No one can enjoy an empty box like a child. My cub loves his drawer full of Tupperware. My child has toys but he doesn’t always want to play with them. Instead of becoming a toy factory, I give him household items to play with and his loves it. A plastic serving spoon, an empty pringles tin with rice inside, yoghurt containers… The possibilities are endless. Then there is nature. He loves playing with grass, sand, leaves, the dog… 

When it comes to books, I love buying books so he does have a few but I have also rediscovered the library. It means that he can have variety and he won’t get bored of his books.

Cub’s room before and after minimal decor

Baby Room

I’m a practical human being and a blue wall in my baby boy’s room doesn’t change my life and I’m pretty sure he doesn’t care. Where I come from, I know zero people who paint rooms when babies are born. Heck, you’re lucky to even have your own room. But while I was heavily pregnant, I was tempted to do something special so I spent R60 on decals for the wall. I think his room looks nice enough without my wallet being empty. Maybe one day, we will redecorate it together if he still has his own room.

Other random stuff

A chest of drawers and a compactum can serve the same purpose. One is just few times more expensive than the other. 

A pram can be expensive and highly advanced. But your child might hate it and never use. So think twice before parting with all that money.

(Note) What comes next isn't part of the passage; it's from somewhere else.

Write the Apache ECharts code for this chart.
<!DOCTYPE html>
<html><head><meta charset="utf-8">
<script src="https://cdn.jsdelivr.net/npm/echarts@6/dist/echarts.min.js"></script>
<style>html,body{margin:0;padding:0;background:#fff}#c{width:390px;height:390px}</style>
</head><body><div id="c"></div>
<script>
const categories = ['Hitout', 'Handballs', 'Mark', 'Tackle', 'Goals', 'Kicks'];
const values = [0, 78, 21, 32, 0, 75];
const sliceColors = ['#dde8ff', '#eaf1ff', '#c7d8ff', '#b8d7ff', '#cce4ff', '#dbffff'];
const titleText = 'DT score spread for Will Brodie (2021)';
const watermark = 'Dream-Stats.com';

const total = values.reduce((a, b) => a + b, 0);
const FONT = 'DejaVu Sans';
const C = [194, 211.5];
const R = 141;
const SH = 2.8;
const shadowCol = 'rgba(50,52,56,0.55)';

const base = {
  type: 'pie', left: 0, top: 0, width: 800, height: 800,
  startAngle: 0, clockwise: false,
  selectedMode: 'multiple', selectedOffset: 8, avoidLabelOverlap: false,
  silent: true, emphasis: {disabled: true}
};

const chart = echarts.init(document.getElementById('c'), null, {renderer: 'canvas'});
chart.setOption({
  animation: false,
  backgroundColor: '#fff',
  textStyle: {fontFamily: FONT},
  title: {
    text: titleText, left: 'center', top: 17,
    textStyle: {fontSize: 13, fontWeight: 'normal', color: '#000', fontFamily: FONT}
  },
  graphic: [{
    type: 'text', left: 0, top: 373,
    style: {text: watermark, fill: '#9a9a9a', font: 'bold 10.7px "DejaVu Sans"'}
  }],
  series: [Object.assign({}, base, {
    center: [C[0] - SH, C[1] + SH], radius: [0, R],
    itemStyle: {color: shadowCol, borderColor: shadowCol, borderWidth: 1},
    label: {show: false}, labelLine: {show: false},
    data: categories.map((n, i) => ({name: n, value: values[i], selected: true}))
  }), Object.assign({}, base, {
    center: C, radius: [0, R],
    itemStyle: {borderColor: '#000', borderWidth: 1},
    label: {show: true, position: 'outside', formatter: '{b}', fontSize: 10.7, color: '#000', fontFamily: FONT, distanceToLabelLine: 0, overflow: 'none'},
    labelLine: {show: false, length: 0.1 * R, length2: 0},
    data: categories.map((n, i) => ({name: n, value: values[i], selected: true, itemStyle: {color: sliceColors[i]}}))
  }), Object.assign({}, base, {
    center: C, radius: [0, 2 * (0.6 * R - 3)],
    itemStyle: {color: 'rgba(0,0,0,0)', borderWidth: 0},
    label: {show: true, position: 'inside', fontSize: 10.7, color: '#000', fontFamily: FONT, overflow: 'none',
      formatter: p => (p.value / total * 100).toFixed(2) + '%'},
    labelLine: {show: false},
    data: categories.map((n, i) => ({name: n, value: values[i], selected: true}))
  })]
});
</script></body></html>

There is a whole lot of random things that are sold to us that we are told are essential. My advice if you want to save as a first time mom is, hold off on buying the whole baby shop while you’re pregnant. Just make sure your baby has some clothes, food and a warm place to sleep. It might not be the most convenient, but if you buy things as you need them, you’ll realize that your baby doesn’t need a lot.